All Blues (une jeune marque de bijoux et d’accessoires pour la maison créée par Jacob Skragge) s’inscrit parfaitement dans cette évolution. Elle aime donner rendez-vous dans cette institution qu’est le bar du restaurant KB Konstnärsbaren (littéralement « le bar des artistes »). On y déguste d’excellents classiques de la cuisine suédoise servis dans un fascinant décor des années 1930. Non loin de là, l’hôtel Hobo a été aménagé par le designer Werner Aisslinger dans un vaste immeuble brutaliste de la place Brunkebergstorg.
        Au sein du quartier chic d’Östermalm, on navigue entre adresses historiques et nouvelles ouvertures excitantes — une dynamique qui définit parfaitement ce qu’est Stockholm aujourd’hui. Parmi les incontournables, il y a évidemment Svenskt Tenn, la seule boutique de la marque de décoration intérieure fondée par Estrid Ericson en 1924. On rêverait de s’y laisser enfermer au milieu des imprimés iconiques de Josef Frank.
En face du marché couvert, la galerie d’art contemporain Public Service Gallery a investi les locaux d’une ancienne banque, tandis que la brasserie Astoria, dernier établissement du chef étoilé Björn Frantzén, a pris ses marques en 2021 dans un ancien cinéma datant de 1870. La carte fusionne gastronomie et glamour : crudo de flétan au caviar et pizza aux œufs de corégone blanc (un poisson d’eau douce nordique) zébrée de crème de citron. À Östermalm toujours, la Brasserie Godot propose d’impeccables cocktails et une cuisine francophile parfaitement maîtrisée.
Södermalm, le quartier qui incarne le nouveau chic suédois
Au sud de Gamla Stan, la vieille ville, Södermalm est le Brooklyn de Stockholm. C’est là que vivent la plupart des créatifs. Comme le designer Fredrik Paulsen, qui a dessiné une des chaises best-sellers de Vaarnii, la 001, ainsi que la Chair One en aluminium recyclé, déclinée dans un joyeux mix de couleurs pour sa propre marque, la bien nommée Joy Objects.
        «Le quartier de Södermalm, notamment la partie proche d’Hornstull, où je vis, offre un large spectre de courants architecturaux : fin du XIXᵉ siècle, début XXᵉ, fonctionnalisme, milieu de siècle, post-modernisme, brutalisme…», s’enthousiasme cet adepte de la diversité. En phase de gentrification avancée, «Söder», comme tout le monde l’appelle ici, concentre bien entendu nombre de cafés, de boutiques de vêtements de seconde main et de vinyles, ainsi que des librairies pointues.

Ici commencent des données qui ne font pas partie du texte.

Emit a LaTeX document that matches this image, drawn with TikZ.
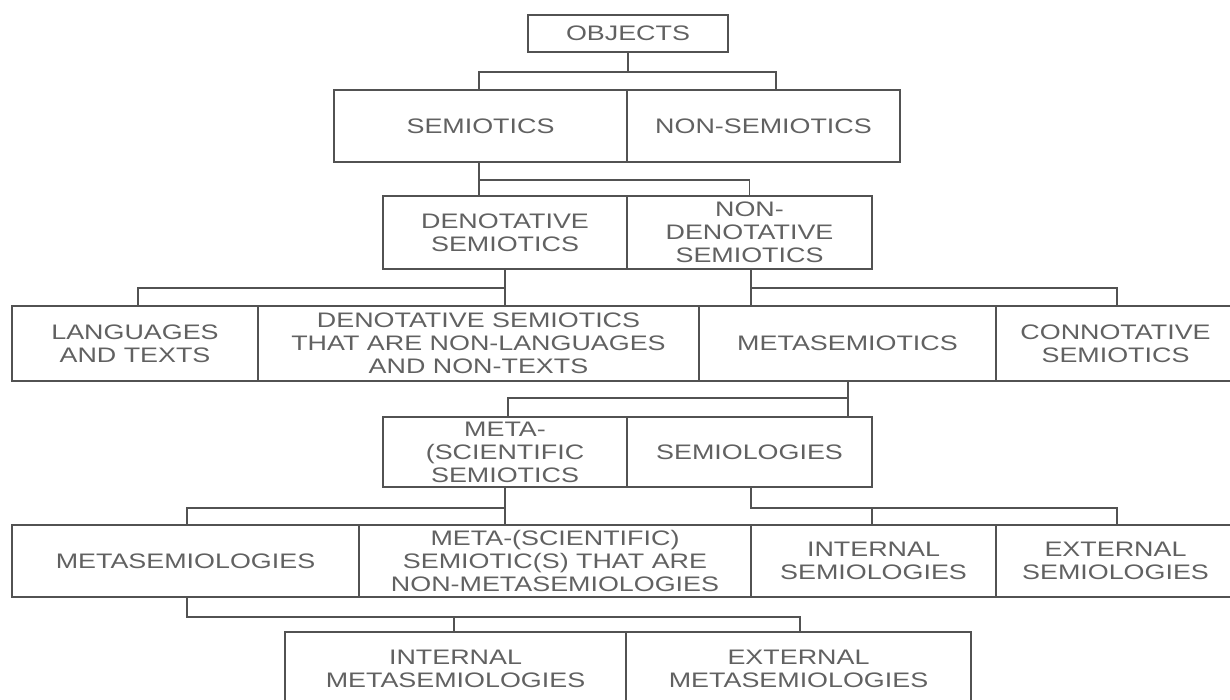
\documentclass[tikz,border=0pt]{standalone}
\usepackage{fontspec}
\setmainfont{Liberation Sans}[FakeStretch=1.28]
\newcommand{\pxu}{0.5pt}
\begin{document}
\begin{tikzpicture}[x=0.5pt,y=-0.5pt,
  cell/.style={draw=black!68, line width=0.9pt, inner sep=0pt, align=center,
    text=black!62, font=\fontsize{10.5}{11.5}\selectfont},
  link/.style={draw=black!68, line width=0.9pt}]
\useasboundingbox (0,0) rectangle (1230,700);
\clip (0,0) rectangle (1230,700);
% row 1
\node[cell, minimum width=200*\pxu, minimum height=37*\pxu] (obj) at (628,33.5) {OBJECTS};
% row 2
\node[cell, minimum width=293*\pxu, minimum height=72*\pxu] (sem) at (480.5,126) {SEMIOTICS};
\node[cell, minimum width=273*\pxu, minimum height=72*\pxu] (nsem) at (763.5,126) {NON-SEMIOTICS};
% row 3
\node[cell, minimum width=244*\pxu, minimum height=73*\pxu] (den) at (505,232.5) {DENOTATIVE\\SEMIOTICS};
\node[cell, minimum width=245*\pxu, minimum height=73*\pxu] (nden) at (749.5,232.5) {NON-\\DENOTATIVE\\SEMIOTICS};
% row 4
\node[cell, minimum width=246*\pxu, minimum height=75*\pxu] (lang) at (135,343.5) {LANGUAGES\\AND TEXTS};
\node[cell, minimum width=441*\pxu, minimum height=75*\pxu] (dsnl) at (478.5,343.5) {DENOTATIVE SEMIOTICS\\THAT ARE NON-LANGUAGES\\AND NON-TEXTS};
\node[cell, minimum width=297*\pxu, minimum height=75*\pxu] (meta) at (847.5,343.5) {METASEMIOTICS};
\node[cell, minimum width=239*\pxu, minimum height=75*\pxu] (conn) at (1115.5,343.5) {CONNOTATIVE\\SEMIOTICS};
% row 5
\node[cell, minimum width=244*\pxu, minimum height=70*\pxu] (msci) at (505,452) {META-\\(SCIENTIFIC\\SEMIOTICS};
\node[cell, minimum width=245*\pxu, minimum height=70*\pxu] (semiol) at (749.5,452) {SEMIOLOGIES};
% row 6
\node[cell, minimum width=347*\pxu, minimum height=72*\pxu] (msemiol) at (185.5,561) {METASEMIOLOGIES};
\node[cell, minimum width=392*\pxu, minimum height=72*\pxu] (mnon) at (555,561) {META-(SCIENTIFIC)\\SEMIOTIC(S) THAT ARE\\NON-METASEMIOLOGIES};
\node[cell, minimum width=245*\pxu, minimum height=72*\pxu] (isem) at (873.5,561) {INTERNAL\\SEMIOLOGIES};
\node[cell, minimum width=239*\pxu, minimum height=72*\pxu] (esem) at (1115.5,561) {EXTERNAL\\SEMIOLOGIES};
% row 7
\node[cell, minimum width=341*\pxu, minimum height=73*\pxu] (imeta) at (455.5,668.5) {INTERNAL\\METASEMIOLOGIES};
\node[cell, minimum width=345*\pxu, minimum height=73*\pxu] (emeta) at (798.5,668.5) {EXTERNAL\\METASEMIOLOGIES};
% connectors
\coordinate (t1) at (628,72);
\draw[link] (obj.south) -- (t1);
\draw[link] (sem.north -| 479,0) |- (t1) -| (nsem.north -| 776,0);
\coordinate (t2) at (479,180);
\draw[link] (sem.south -| 479,0) -- (den.north -| 479,0);
\draw[link] (t2) -| (nden.north);
\coordinate (t3) at (505,288);
\draw[link] (den.south) -- (dsnl.north -| 505,0);
\draw[link] (t3) -| (lang.north -| 138,0);
\coordinate (t4) at (751,288);
\draw[link] (nden.south -| 751,0) -- (meta.north -| 751,0);
\draw[link] (t4) -| (conn.north -| 1117,0);
\coordinate (t5) at (848,398);
\draw[link] (meta.south -| 848,0) -- (semiol.north -| 848,0);
\draw[link] (t5) -| (msci.north -| 508,0);
\coordinate (t6) at (505,508);
\draw[link] (msci.south) -- (mnon.north -| 505,0);
\draw[link] (t6) -| (msemiol.north -| 187,0);
\coordinate (t7) at (751,508);
\draw[link] (semiol.south -| 751,0) -- (t7) -| (esem.north -| 1117,0);
\draw[link] (872,508) -- (isem.north -| 872,0);
\coordinate (t8) at (187,617);
\draw[link] (msemiol.south -| 187,0) -- (t8) -| (emeta.north -| 800,0);
\draw[link] (imeta.north -| 454,0) -- (454,617);
\end{tikzpicture}
\end{document}
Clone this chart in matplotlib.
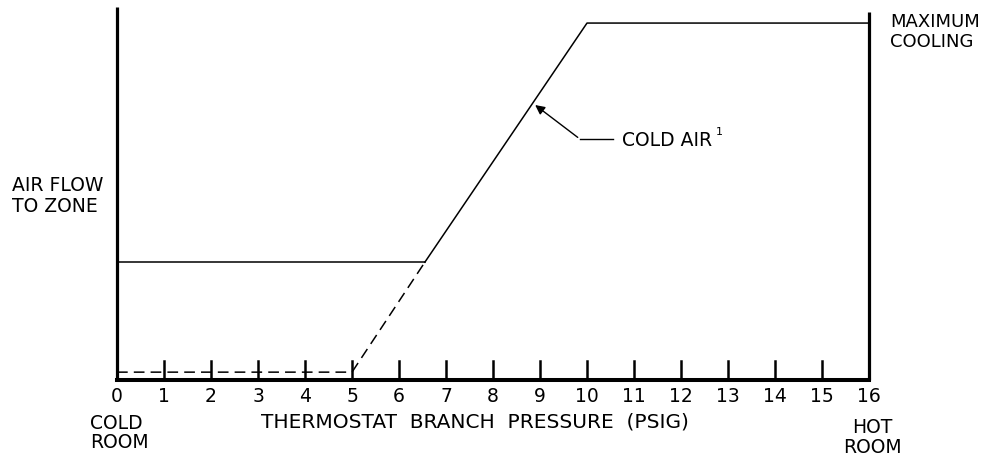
# Air flow vs thermostat branch pressure (cold air damper schedule)
import matplotlib.pyplot as plt

# pressure ticks (psig)
ticks = list(range(0, 17))

# solid schedule: minimum flow, then cold air ramp up to maximum cooling
min_x = [0, 6.55]
min_y = [33, 33]
ramp_x = [6.55, 10, 16]
ramp_y = [33, 100, 100]

# dashed part: zero flow up to 5 psig then ramp
dash_x = [0, 5, 6.55]
dash_y = [2.2, 2.2, 33]

W, H = 993, 460
fig = plt.figure(figsize=(W / 100, H / 100), dpi=100)
fig.patch.set_facecolor('white')

left, right, bottom, top = 117, 869, 381, 8
ax = fig.add_axes([left / W, (H - bottom) / H, (right - left) / W, (bottom - top) / H])
ax.set_xlim(0, 16)
ax.set_ylim(0, 104.5)
ax.axis('off')

lw_axis = 2.3
lw_line = 1.1
# axes frame (left, bottom, right)
ax.plot([0, 0], [0, 104.5], color='black', lw=lw_axis, clip_on=False, solid_capstyle='butt')
ax.plot([0, 16], [0, 0], color='black', lw=lw_axis + 0.6, clip_on=False, solid_capstyle='projecting')
ax.plot([16, 16], [0, 103], color='black', lw=lw_axis, clip_on=False, solid_capstyle='butt')

# tick marks
for t in ticks[1:-1]:
    ax.plot([t, t], [0, 5.2], color='black', lw=1.8, clip_on=False)

# curves
ax.plot(min_x, min_y, color='black', lw=lw_line)
ax.plot(ramp_x, ramp_y, color='black', lw=lw_line, clip_on=False)
ax.plot(dash_x, dash_y, color='black', lw=lw_line, linestyle=(0, (7, 4)))

fs = 13.5
for t in ticks:
    ax.text(t, -4.3, str(t), ha='center', va='center', fontsize=fs)

ax.text(-0.58, -14.6, 'COLD\nROOM', ha='left', va='center', fontsize=fs, linespacing=1.0)
ax.text(16.08, -15.8, 'HOT\nROOM', ha='center', va='center', fontsize=fs, linespacing=1.05)
ax.text(3.07, -11.6, 'THERMOSTAT  BRANCH  PRESSURE  (PSIG)', ha='left', va='center',
        fontsize=14.5)
ax.text(-2.23, 51.8, 'AIR FLOW\nTO ZONE', ha='left', va='center', fontsize=fs, linespacing=1.15)
ax.text(16.45, 97.8, 'MAXIMUM\nCOOLING', ha='left', va='center', fontsize=13, linespacing=1.1)

# cold air callout
tip_x = 8.85
tip_y = dash_y[1] + (tip_x - 5) * (100 - dash_y[1]) / 5
ax.annotate('', xy=(tip_x, tip_y), xytext=(9.85, 67.5),
            arrowprops=dict(arrowstyle='-|>', color='black', lw=1.0, mutation_scale=14))
ax.plot([9.85, 10.55], [67.5, 67.5], color='black', lw=1.0)
ax.text(10.75, 67.5, 'COLD AIR', ha='left', va='center', fontsize=fs)
ax.text(12.75, 69.8, '1', ha='left', va='center', fontsize=8)

fig.savefig('out.png', dpi=100)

Idem pour les bars à vins nature et les restaurants cool dirigés par des chefs travaillant des ingrédients sourcés en circuit court et croisant les influences méditerranéennes et françaises avec les piliers de la nouvelle gastronomie suédoise. Tout au sud, l’ancien quartier des abattoirs fait l’objet d’un vaste projet immobilier, future extension de la ligne de métro incluse. Le Hus 26 est d’ores et déjà un nouveau hub gastronomique, plébiscité à juste titre avec les restaurants Solen, Hosoi, Bar Montan (inoubliables pansotti aux chanterelles, ricotta et huile de cédrat…).
        La créativité non formatée se lit ici aussi bien dans les assiettes que dans l’aménagement intérieur. Il en résulte non pas un décor, mais plutôt des atmosphères.